Task description: Without including any pictures, write out the listing below exactly.

-------- Dataset section

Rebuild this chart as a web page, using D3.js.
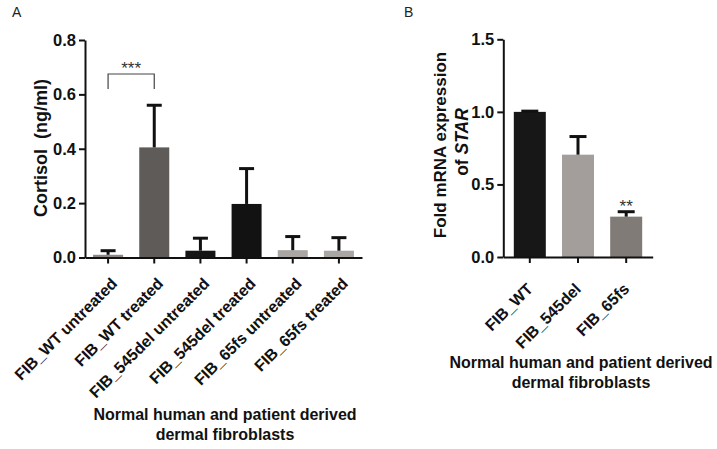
<!DOCTYPE html>
<html>
<head>
<meta charset="utf-8">
<script src="https://cdn.jsdelivr.net/npm/d3@7"></script>
<style>
  html, body { margin: 0; padding: 0; background: #fff; }
  svg { display: block; }
  text { font-family: "Liberation Sans", Arial, sans-serif; }
</style>
</head>
<body>
<svg id="chart" width="717" height="449"></svg>
<script>
// ---------- Data ----------
const categoriesA = ["FIB_WT untreated", "FIB_WT treated", "FIB_545del untreated", "FIB_545del treated", "FIB_65fs untreated", "FIB_65fs treated"];
const valuesA = [0.010, 0.405, 0.025, 0.197, 0.027, 0.025];
const errorsA = [0.015, 0.155, 0.046, 0.130, 0.050, 0.048];
const colorsA = ["#8c8785", "#5f5b58", "#151515", "#121212", "#aaa6a4", "#aaa6a4"];
const ticksA = [0, 0.2, 0.4, 0.6, 0.8];

const categoriesB = ["FIB_WT", "FIB_545del", "FIB_65fs"];
const valuesB = [1.0, 0.705, 0.278];
const errorsB = [0.005, 0.125, 0.034];
const colorsB = ["#171717", "#a39e9c", "#807b77"];
const ticksB = [0, 0.5, 1.0, 1.5];

const svg = d3.select("#chart");

function drawPanel(opt) {
  const g = svg.append("g");
  const x = d3.scaleBand().domain(opt.categories).range(opt.xRange)
    .paddingInner(opt.pi).paddingOuter(opt.po);
  const y = d3.scaleLinear().domain(opt.yDomain).range(opt.yRange);

  // bars
  g.selectAll("rect.bar").data(opt.values).enter().append("rect")
    .attr("x", (d, i) => x(opt.categories[i]))
    .attr("width", x.bandwidth())
    .attr("y", d => y(d))
    .attr("height", d => y(0) - y(d))
    .attr("fill", (d, i) => opt.colors[i]);

  // error bars (upper only)
  const cap = opt.capW;
  opt.values.forEach((v, i) => {
    const cx = x(opt.categories[i]) + x.bandwidth() / 2;
    const top = y(v + opt.errors[i]);
    g.append("line").attr("x1", cx).attr("x2", cx)
      .attr("y1", y(v)).attr("y2", top)
      .attr("stroke", "#111").attr("stroke-width", 3);
    g.append("line").attr("x1", cx - cap / 2).attr("x2", cx + cap / 2)
      .attr("y1", top).attr("y2", top)
      .attr("stroke", "#111").attr("stroke-width", 3);
  });

  // y axis
  const yAxis = d3.axisLeft(y).tickValues(opt.ticks).tickFormat(d3.format(".1f"))
    .tickSize(6).tickSizeOuter(0).tickPadding(3);
  const ya = g.append("g").attr("transform", `translate(${opt.xRange[0]},0)`).call(yAxis);
  ya.select(".domain").attr("stroke", "#111").attr("stroke-width", 2);
  ya.selectAll(".tick line").attr("stroke", "#111").attr("stroke-width", 2);
  ya.selectAll(".tick text").attr("fill", "#111").attr("font-size", 16.5)
    .attr("font-weight", "bold").attr("font-family", "Liberation Sans, Arial, sans-serif");

  // x axis
  const xAxis = d3.axisBottom(x).tickSize(6).tickSizeOuter(0).tickFormat("");
  const xa = g.append("g").attr("transform", `translate(0,${y(0)})`).call(xAxis);
  xa.select(".domain").attr("stroke", "#111").attr("stroke-width", 2);
  xa.selectAll(".tick line").attr("stroke", "#111").attr("stroke-width", 2);

  // rotated category labels
  g.selectAll("text.cat").data(opt.categories).enter().append("text")
    .attr("class", "cat")
    .attr("transform", d => `translate(${x(d) + x.bandwidth() / 2 + opt.labDx},${y(0) + opt.labDy}) rotate(-45)`)
    .attr("text-anchor", "end")
    .attr("font-size", 16).attr("font-weight", "bold").attr("fill", "#111")
    .text(d => d);

  // x title
  opt.xTitle.forEach((t, i) => {
    g.append("text").attr("x", opt.xTitleX).attr("y", opt.xTitleY + i * 20)
      .attr("text-anchor", "middle").attr("font-size", 16).attr("font-weight", "bold")
      .attr("fill", "#111").text(t);
  });

  // panel letter
  g.append("text").attr("x", opt.letterX).attr("y", 17).attr("font-size", 14)
    .attr("fill", "#222").text(opt.letter);

  return { g, x, y };
}

// ---------- Panel A ----------
const A = drawPanel({
  categories: categoriesA, values: valuesA, errors: errorsA, colors: colorsA,
  ticks: ticksA, yDomain: [0, 0.8], yRange: [257.5, 40],
  xRange: [85, 362], pi: 0.35, po: 0.175, capW: 15, labDx: 10, labDy: 27,
  xTitle: ["Normal human and patient derived", "dermal fibroblasts"],
  xTitleX: 225, xTitleY: 420, letter: "A", letterX: 12
});
A.g.append("text")
  .attr("transform", "translate(47,148) rotate(-90)")
  .attr("text-anchor", "middle").attr("font-size", 18).attr("font-weight", "bold")
  .attr("fill", "#111").attr("xml:space", "preserve").text("Cortisol  (ng/ml)");

// significance bracket A
{
  const x1 = A.x(categoriesA[0]) + A.x.bandwidth() / 2;
  const x2 = A.x(categoriesA[1]) + A.x.bandwidth() / 2;
  const yTop = A.y(0.675), yBot = A.y(0.62);
  A.g.append("path")
    .attr("d", `M${x1},${yBot} V${yTop} H${x2} V${yBot}`)
    .attr("fill", "none").attr("stroke", "#444").attr("stroke-width", 1.2);
  A.g.append("text").attr("x", (x1 + x2) / 2).attr("y", 74)
    .attr("text-anchor", "middle").attr("font-size", 17).attr("fill", "#333").text("***");
}

// ---------- Panel B ----------
const B = drawPanel({
  categories: categoriesB, values: valuesB, errors: errorsB, colors: colorsB,
  ticks: ticksB, yDomain: [0, 1.5], yRange: [257, 39.3],
  xRange: [503.3, 652.7], pi: 0.336, po: 0.218, capW: 17, labDx: 4, labDy: 33,
  xTitle: ["Normal human and patient derived", "dermal fibroblasts"],
  xTitleX: 581, xTitleY: 368, letter: "B", letterX: 404
});
{
  B.g.append("text").attr("transform", "translate(445.5,145) rotate(-90)")
    .attr("text-anchor", "middle").attr("font-size", 17).attr("font-weight", "bold")
    .attr("fill", "#111").text("Fold mRNA expression");
  const t2 = B.g.append("text").attr("transform", "translate(468,142) rotate(-90)")
    .attr("text-anchor", "middle").attr("font-size", 17.5).attr("font-weight", "bold")
    .attr("fill", "#111");
  t2.append("tspan").text("of ");
  t2.append("tspan").attr("font-style", "italic").text("STAR");

  const cx = B.x(categoriesB[2]) + B.x.bandwidth() / 2;
  B.g.append("text").attr("x", cx).attr("y", 212)
    .attr("text-anchor", "middle").attr("font-size", 17).attr("fill", "#333").text("**");
}
</script>
</body>
</html>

----------------

Output:
Rebuild this chart as a web page, using D3.js.
<!DOCTYPE html>
<html>
<head>
<meta charset="utf-8">
<script src="https://cdn.jsdelivr.net/npm/d3@7"></script>
<style>
  html, body { margin: 0; padding: 0; background: #fff; }
  svg { display: block; }
  text { font-family: "Liberation Sans", Arial, sans-serif; }
</style>
</head>
<body>
<svg id="chart" width="717" height="449"></svg>
<script>
// ---------- Data ----------
const categoriesA = ["FIB_WT untreated", "FIB_WT treated", "FIB_545del untreated", "FIB_545del treated", "FIB_65fs untreated", "FIB_65fs treated"];
const valuesA = [0.010, 0.405, 0.025, 0.197, 0.027, 0.025];
const errorsA = [0.015, 0.155, 0.046, 0.130, 0.050, 0.048];
const colorsA = ["#8c8785", "#5f5b58", "#151515", "#121212", "#aaa6a4", "#aaa6a4"];
const ticksA = [0, 0.2, 0.4, 0.6, 0.8];

const categoriesB = ["FIB_WT", "FIB_545del", "FIB_65fs"];
const valuesB = [1.0, 0.705, 0.278];
const errorsB = [0.005, 0.125, 0.034];
const colorsB = ["#171717", "#a39e9c", "#807b77"];
const ticksB = [0, 0.5, 1.0, 1.5];

const svg = d3.select("#chart");

function drawPanel(opt) {
  const g = svg.append("g");
  const x = d3.scaleBand().domain(opt.categories).range(opt.xRange)
    .paddingInner(opt.pi).paddingOuter(opt.po);
  const y = d3.scaleLinear().domain(opt.yDomain).range(opt.yRange);

  // bars
  g.selectAll("rect.bar").data(opt.values).enter().append("rect")
    .attr("x", (d, i) => x(opt.categories[i]))
    .attr("width", x.bandwidth())
    .attr("y", d => y(d))
    .attr("height", d => y(0) - y(d))
    .attr("fill", (d, i) => opt.colors[i]);

  // error bars (upper only)
  const cap = opt.capW;
  opt.values.forEach((v, i) => {
    const cx = x(opt.categories[i]) + x.bandwidth() / 2;
    const top = y(v + opt.errors[i]);
    g.append("line").attr("x1", cx).attr("x2", cx)
      .attr("y1", y(v)).attr("y2", top)
      .attr("stroke", "#111").attr("stroke-width", 3);
    g.append("line").attr("x1", cx - cap / 2).attr("x2", cx + cap / 2)
      .attr("y1", top).attr("y2", top)
      .attr("stroke", "#111").attr("stroke-width", 3);
  });

  // y axis
  const yAxis = d3.axisLeft(y).tickValues(opt.ticks).tickFormat(d3.format(".1f"))
    .tickSize(6).tickSizeOuter(0).tickPadding(3);
  const ya = g.append("g").attr("transform", `translate(${opt.xRange[0]},0)`).call(yAxis);
  ya.select(".domain").attr("stroke", "#111").attr("stroke-width", 2);
  ya.selectAll(".tick line").attr("stroke", "#111").attr("stroke-width", 2);
  ya.selectAll(".tick text").attr("fill", "#111").attr("font-size", 16.5)
    .attr("font-weight", "bold").attr("font-family", "Liberation Sans, Arial, sans-serif");

  // x axis
  const xAxis = d3.axisBottom(x).tickSize(6).tickSizeOuter(0).tickFormat("");
  const xa = g.append("g").attr("transform", `translate(0,${y(0)})`).call(xAxis);
  xa.select(".domain").attr("stroke", "#111").attr("stroke-width", 2);
  xa.selectAll(".tick line").attr("stroke", "#111").attr("stroke-width", 2);

  // rotated category labels
  g.selectAll("text.cat").data(opt.categories).enter().append("text")
    .attr("class", "cat")
    .attr("transform", d => `translate(${x(d) + x.bandwidth() / 2 + opt.labDx},${y(0) + opt.labDy}) rotate(-45)`)
    .attr("text-anchor", "end")
    .attr("font-size", 16).attr("font-weight", "bold").attr("fill", "#111")
    .text(d => d);

  // x title
  opt.xTitle.forEach((t, i) => {
    g.append("text").attr("x", opt.xTitleX).attr("y", opt.xTitleY + i * 20)
      .attr("text-anchor", "middle").attr("font-size", 16).attr("font-weight", "bold")
      .attr("fill", "#111").text(t);
  });

  // panel letter
  g.append("text").attr("x", opt.letterX).attr("y", 17).attr("font-size", 14)
    .attr("fill", "#222").text(opt.letter);

  return { g, x, y };
}

// ---------- Panel A ----------
const A = drawPanel({
  categories: categoriesA, values: valuesA, errors: errorsA, colors: colorsA,
  ticks: ticksA, yDomain: [0, 0.8], yRange: [257.5, 40],
  xRange: [85, 362], pi: 0.35, po: 0.175, capW: 15, labDx: 10, labDy: 27,
  xTitle: ["Normal human and patient derived", "dermal fibroblasts"],
  xTitleX: 225, xTitleY: 420, letter: "A", letterX: 12
});
A.g.append("text")
  .attr("transform", "translate(47,148) rotate(-90)")
  .attr("text-anchor", "middle").attr("font-size", 18).attr("font-weight", "bold")
  .attr("fill", "#111").attr("xml:space", "preserve").text("Cortisol  (ng/ml)");

// significance bracket A
{
  const x1 = A.x(categoriesA[0]) + A.x.bandwidth() / 2;
  const x2 = A.x(categoriesA[1]) + A.x.bandwidth() / 2;
  const yTop = A.y(0.675), yBot = A.y(0.62);
  A.g.append("path")
    .attr("d", `M${x1},${yBot} V${yTop} H${x2} V${yBot}`)
    .attr("fill", "none").attr("stroke", "#444").attr("stroke-width", 1.2);
  A.g.append("text").attr("x", (x1 + x2) / 2).attr("y", 74)
    .attr("text-anchor", "middle").attr("font-size", 17).attr("fill", "#333").text("***");
}

// ---------- Panel B ----------
const B = drawPanel({
  categories: categoriesB, values: valuesB, errors: errorsB, colors: colorsB,
  ticks: ticksB, yDomain: [0, 1.5], yRange: [257, 39.3],
  xRange: [503.3, 652.7], pi: 0.336, po: 0.218, capW: 17, labDx: 4, labDy: 33,
  xTitle: ["Normal human and patient derived", "dermal fibroblasts"],
  xTitleX: 581, xTitleY: 368, letter: "B", letterX: 404
});
{
  B.g.append("text").attr("transform", "translate(445.5,145) rotate(-90)")
    .attr("text-anchor", "middle").attr("font-size", 17).attr("font-weight", "bold")
    .attr("fill", "#111").text("Fold mRNA expression");
  const t2 = B.g.append("text").attr("transform", "translate(468,142) rotate(-90)")
    .attr("text-anchor", "middle").attr("font-size", 17.5).attr("font-weight", "bold")
    .attr("fill", "#111");
  t2.append("tspan").text("of ");
  t2.append("tspan").attr("font-style", "italic").text("STAR");

  const cx = B.x(categoriesB[2]) + B.x.bandwidth() / 2;
  B.g.append("text").attr("x", cx).attr("y", 212)
    .attr("text-anchor", "middle").attr("font-size", 17).attr("fill", "#333").text("**");
}
</script>
</body>
</html>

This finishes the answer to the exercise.